Venue(s):
Thalia Theater
Proprietor / Lessee:
Eduard Härting
Manager / Director:
Johann Armand [tenor, director]
Conductor(s):
Adolph Neuendorff
Price: $1.50 balcony; $1 orchestra reserved; $.75 first tier; $.60 balcony reserved; $.50 parquet; $.30 second tier; $10 private booth (for 6 people)
Status:
Published
Last Updated:
27 October 2015
In review of earlier Armand performance, incorrectly states that the “‘Magic Flute’ will be repeated to-night.”
“Seelig does not fit the part of Suzanna at all. She is much more appropriate for lyrical drama opera. We do recognize the effort, though; Seelig gave her interpretation of the part. Mrs. Himmer-Friderici [sic] sang the countess with accuracy and confidence. She can certainly consider this part one of her best. Dziuba and Formes satisfied only partly. The performance in general equaled rather a failed dress rehearsal. We will save our review for the repeat of the opera for next time.”

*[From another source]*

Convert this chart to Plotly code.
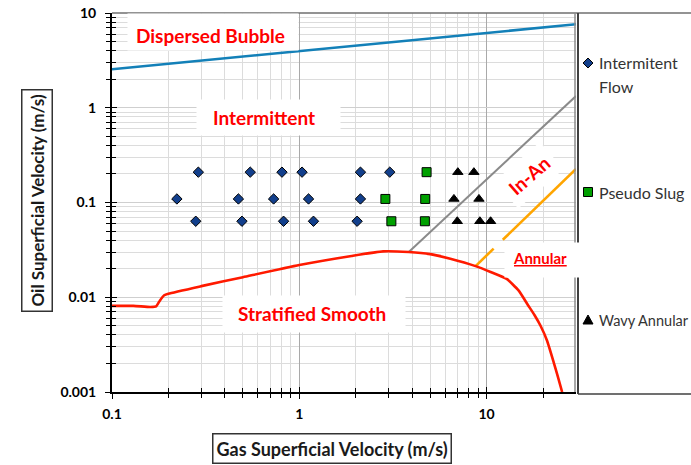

“Remarkable as a musical event was the production of Mozart’s Marriage of Figaro on Monday evening at the Thalia Theater. This joyful opera is welcome to lovers of music for many other reasons besides its novelty and rarity. Mozart never set himself a more complicated task than that of putting Figaro’s talkative, intriguing libretto to music; said libretto must be allowed its merits, but it runs into ingenious prolixity. Yet who would have one note of the magical score unwritten! The Marriage of Figaro is anything but an obsolete work. It has plenty of characteristic melodies, which a popular audience would recognize; but back of those fountains of song are sources of of studious pleasure. The large jollity of Figaro’s songs; the great march and its accompanying instrumentation in the scene of the procession before the Count and the Countess; the delicious duet of the Zephyr song in the third act—most ethereal and buoyant music; these are but a few of the mentionable beauties of this extraordinary work. Of the performances, much is to be said in its praise as a venture. We can only particularize the genial singing of Madame Frederici, and especially the fine delivery of the well-known solo of the Count in the second act – a model of musical soliloquy – by William Formes. Perhaps we should add a word of Mr. Joseph Chandon’s even but unemotional performance of Figaro. For the rest, the singing was fair, bad, and indifferent. The repetition of the opera last evening was needed to enable the German company to render it with greater credit to themselves and the composer. It was then much better performed in certain essentials, and we are only sorry that its audience was so poor in point of numbers.”